9. The pump as claimed in claim 5, wherein the first and second magnets have the same profile.

10. The pump as claimed in claim 1, wherein a profile of the yoke is selected from a group consisting of a hollow pillar, a cylinder, a cuboid and an annular plate.

11. A pump, comprising:

a case;

a base disposed in the case for supporting a coil;

a rotor comprising a shaft, an impeller and a magnetic extension portion, wherein the rotor is coupled to the base via the shaft, and the magnetic extension portion surrounds the coil;

a first magnet disposed on the rotor; and

a second magnet disposed inside the case corresponding to the first magnet, wherein a magnetic force is generated between the first and second magnets to limit the rotor to rotate in a predetermined position.

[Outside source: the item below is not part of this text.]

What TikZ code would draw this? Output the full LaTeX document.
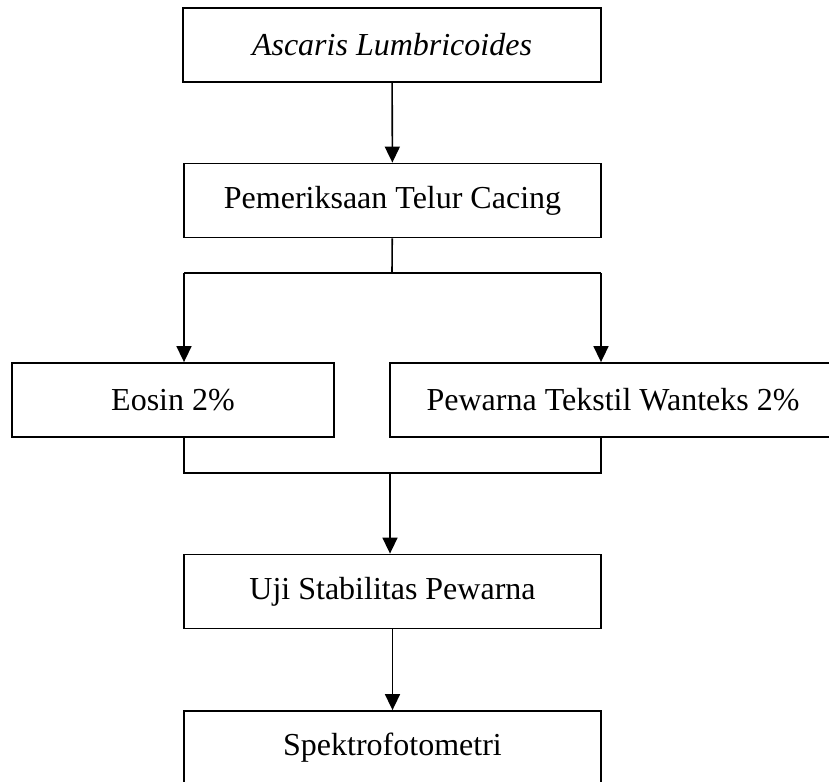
\documentclass[tikz,border=0pt]{standalone}
\usepackage{fontspec}
\setmainfont{Liberation Serif}
\usetikzlibrary{arrows.meta}
\begin{document}
\begin{tikzpicture}[x=1pt,y=-1pt,
  box/.style={draw,line width=1.8pt,minimum height=74pt,inner sep=0pt,font=\fontsize{32}{38}\selectfont},
  conn/.style={line width=1.6pt},
  arr/.style={conn,-{Triangle[length=16pt,width=15pt]}}]
\clip (0,0) rectangle (829,781);
\fill[white] (0,0) rectangle (829,781);
\node[box,minimum width=418pt] (a) at (392,45) {\itshape Ascaris Lumbricoides};
\node[box,minimum width=417pt] (b) at (392.5,200.5) {Pemeriksaan Telur Cacing};
\node[box,minimum width=322pt] (c) at (173,400) {Eosin 2\%};
\node[box,minimum width=446pt] (d) at (613,400) {Pewarna Tekstil Wanteks 2\%};
\node[box,minimum width=417pt] (e) at (392.5,591.5) {Uji Stabilitas Pewarna};
\node[box,minimum width=417pt] (f) at (392.5,748) {Spektrofotometri};
\coordinate (s) at (392,273);
\coordinate (sl) at (184,273);
\coordinate (sr) at (601,273);
\coordinate (m) at (390,473);
\coordinate (ml) at (184,473);
\coordinate (mr) at (601,473);
\draw[arr] (a) -- (b);
\draw[conn] (b) -- (s);
\draw[conn] (sl) -- (sr);
\draw[arr] (sl) -- (sl |- c.north);
\draw[arr] (sr) -- (sr |- d.north);
\draw[conn] (ml |- c.south) -- (ml) -- (mr) -- (mr |- d.south);
\draw[arr] (m) -- (m |- e.north);
\draw[arr] (e) -- (f);
\end{tikzpicture}
\end{document}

12. The pump as claimed in claim 11, wherein the coil is disposed around the base and adjacent to the shaft.

13. The pump as claimed in claim 11, wherein the magnetic force is a repulsive force along an axial direction of the shaft.

14. The pump as claimed in claim 11, wherein a profile of the first magnet is selected from a group consisting of a hollow pillar, a cylinder, a cuboid and an annular plate.

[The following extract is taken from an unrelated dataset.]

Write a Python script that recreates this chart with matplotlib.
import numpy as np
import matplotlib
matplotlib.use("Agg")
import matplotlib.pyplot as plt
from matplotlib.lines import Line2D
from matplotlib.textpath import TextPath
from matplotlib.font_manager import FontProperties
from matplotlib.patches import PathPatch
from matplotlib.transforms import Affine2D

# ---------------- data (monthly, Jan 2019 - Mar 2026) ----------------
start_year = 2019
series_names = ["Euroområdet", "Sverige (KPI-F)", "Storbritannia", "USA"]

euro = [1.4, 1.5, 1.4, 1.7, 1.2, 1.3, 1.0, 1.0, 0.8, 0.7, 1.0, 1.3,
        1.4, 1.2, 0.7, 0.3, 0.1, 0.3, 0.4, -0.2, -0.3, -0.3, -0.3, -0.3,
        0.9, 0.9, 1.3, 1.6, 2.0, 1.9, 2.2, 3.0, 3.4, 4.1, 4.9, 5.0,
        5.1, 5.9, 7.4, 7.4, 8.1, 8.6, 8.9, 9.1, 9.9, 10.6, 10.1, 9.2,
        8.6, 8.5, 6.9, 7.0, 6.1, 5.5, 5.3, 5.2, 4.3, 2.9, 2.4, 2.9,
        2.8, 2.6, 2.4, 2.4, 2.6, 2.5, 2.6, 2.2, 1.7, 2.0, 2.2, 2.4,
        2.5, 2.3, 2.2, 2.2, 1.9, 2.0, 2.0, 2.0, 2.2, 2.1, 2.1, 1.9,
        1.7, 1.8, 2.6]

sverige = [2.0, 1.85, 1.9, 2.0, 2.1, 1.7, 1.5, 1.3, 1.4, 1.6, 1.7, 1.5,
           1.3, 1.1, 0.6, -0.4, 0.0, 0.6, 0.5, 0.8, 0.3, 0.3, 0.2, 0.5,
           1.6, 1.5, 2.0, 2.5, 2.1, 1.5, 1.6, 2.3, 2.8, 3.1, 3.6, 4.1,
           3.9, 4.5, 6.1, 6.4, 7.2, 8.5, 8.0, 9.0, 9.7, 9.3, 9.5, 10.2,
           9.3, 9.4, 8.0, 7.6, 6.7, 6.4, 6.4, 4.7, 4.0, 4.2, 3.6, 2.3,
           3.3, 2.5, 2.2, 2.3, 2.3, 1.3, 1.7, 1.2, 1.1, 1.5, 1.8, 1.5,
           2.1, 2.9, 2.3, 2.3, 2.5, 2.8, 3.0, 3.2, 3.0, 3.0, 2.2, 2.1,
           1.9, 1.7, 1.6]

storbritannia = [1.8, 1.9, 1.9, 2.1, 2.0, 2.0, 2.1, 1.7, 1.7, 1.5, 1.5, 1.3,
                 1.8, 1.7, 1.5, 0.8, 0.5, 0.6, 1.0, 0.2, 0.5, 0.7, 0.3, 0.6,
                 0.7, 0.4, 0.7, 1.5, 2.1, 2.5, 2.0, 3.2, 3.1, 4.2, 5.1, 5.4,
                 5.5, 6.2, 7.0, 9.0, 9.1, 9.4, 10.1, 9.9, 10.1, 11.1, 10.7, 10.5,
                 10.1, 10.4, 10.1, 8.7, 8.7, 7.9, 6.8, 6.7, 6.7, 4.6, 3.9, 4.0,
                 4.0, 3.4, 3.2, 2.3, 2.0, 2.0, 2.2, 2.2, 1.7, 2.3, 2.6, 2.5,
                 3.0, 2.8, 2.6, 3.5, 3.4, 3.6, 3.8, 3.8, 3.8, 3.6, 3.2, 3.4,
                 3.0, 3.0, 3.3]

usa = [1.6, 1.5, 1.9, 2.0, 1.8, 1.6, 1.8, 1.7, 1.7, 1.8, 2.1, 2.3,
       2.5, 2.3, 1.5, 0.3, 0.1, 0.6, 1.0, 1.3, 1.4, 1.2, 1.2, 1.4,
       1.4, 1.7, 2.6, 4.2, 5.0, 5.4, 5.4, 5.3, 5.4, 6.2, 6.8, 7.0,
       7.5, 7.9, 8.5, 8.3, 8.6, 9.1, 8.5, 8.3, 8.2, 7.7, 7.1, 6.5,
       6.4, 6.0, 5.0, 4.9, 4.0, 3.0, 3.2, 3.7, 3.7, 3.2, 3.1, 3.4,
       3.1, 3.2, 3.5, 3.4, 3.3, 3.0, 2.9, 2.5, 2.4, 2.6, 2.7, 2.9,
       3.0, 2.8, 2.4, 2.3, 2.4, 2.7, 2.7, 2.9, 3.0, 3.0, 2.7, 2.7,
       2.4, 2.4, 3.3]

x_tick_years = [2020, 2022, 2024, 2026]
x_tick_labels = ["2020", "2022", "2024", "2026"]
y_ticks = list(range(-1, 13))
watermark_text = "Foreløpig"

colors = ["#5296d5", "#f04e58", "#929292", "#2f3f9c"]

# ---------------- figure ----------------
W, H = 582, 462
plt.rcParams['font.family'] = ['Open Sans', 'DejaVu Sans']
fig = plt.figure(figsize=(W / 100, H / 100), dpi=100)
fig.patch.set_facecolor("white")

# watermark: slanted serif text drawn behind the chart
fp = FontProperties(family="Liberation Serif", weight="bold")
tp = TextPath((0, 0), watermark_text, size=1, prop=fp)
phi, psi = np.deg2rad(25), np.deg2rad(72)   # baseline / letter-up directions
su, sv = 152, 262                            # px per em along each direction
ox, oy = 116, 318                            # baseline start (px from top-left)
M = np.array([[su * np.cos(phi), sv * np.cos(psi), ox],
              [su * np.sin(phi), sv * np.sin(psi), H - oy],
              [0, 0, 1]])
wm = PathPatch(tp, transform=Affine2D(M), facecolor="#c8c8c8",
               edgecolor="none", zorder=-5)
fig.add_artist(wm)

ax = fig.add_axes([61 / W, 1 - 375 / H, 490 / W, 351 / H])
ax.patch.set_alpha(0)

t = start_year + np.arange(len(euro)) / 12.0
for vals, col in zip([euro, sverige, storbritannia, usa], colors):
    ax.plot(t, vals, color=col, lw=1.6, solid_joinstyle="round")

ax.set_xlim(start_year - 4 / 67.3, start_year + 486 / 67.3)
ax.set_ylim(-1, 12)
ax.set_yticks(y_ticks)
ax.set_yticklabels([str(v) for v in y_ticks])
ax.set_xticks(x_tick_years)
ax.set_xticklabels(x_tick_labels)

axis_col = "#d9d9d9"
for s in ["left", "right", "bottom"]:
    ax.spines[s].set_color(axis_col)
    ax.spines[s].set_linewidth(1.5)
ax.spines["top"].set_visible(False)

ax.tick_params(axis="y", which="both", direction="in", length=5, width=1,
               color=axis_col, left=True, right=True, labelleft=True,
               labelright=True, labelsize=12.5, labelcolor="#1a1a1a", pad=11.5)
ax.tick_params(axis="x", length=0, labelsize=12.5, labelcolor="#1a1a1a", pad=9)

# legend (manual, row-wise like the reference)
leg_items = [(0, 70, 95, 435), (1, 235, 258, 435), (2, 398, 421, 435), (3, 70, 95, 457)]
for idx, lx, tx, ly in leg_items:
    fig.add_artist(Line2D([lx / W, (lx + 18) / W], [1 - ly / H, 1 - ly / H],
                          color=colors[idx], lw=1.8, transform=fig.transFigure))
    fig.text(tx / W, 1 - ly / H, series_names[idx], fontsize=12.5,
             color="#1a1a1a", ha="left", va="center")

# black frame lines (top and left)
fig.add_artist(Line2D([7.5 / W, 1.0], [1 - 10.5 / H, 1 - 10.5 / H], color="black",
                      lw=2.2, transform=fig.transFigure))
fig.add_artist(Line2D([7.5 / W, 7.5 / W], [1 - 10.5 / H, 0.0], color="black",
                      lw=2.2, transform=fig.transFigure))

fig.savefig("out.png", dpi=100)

15. The pump as claimed in claim 11, wherein a profile of the second magnet is selected from a group consisting of a hollow pillar, a cylinder, a cuboid and an annular plate.

16. The pump as claimed in claim 11, wherein the first and second magnets have the same profile.

17. The pump as claimed in claim 12, wherein the rotor further comprises a hole, the shaft is mounted into the hole so that the rotor rotates with respect to the base.

18. The pump as claimed in claim 12, wherein the shaft is connected to the rotor and mounted into the base so that the rotor rotates with respect to the base.

19. The pump as claimed in claim 11, wherein the magnetic extension portion comprises a yoke disposed therein.

20. The pump as claimed in claim 19, wherein a profile of the yoke is selected from a group consisting of a hollow pillar, a cylinder, a cuboid and an annular plate.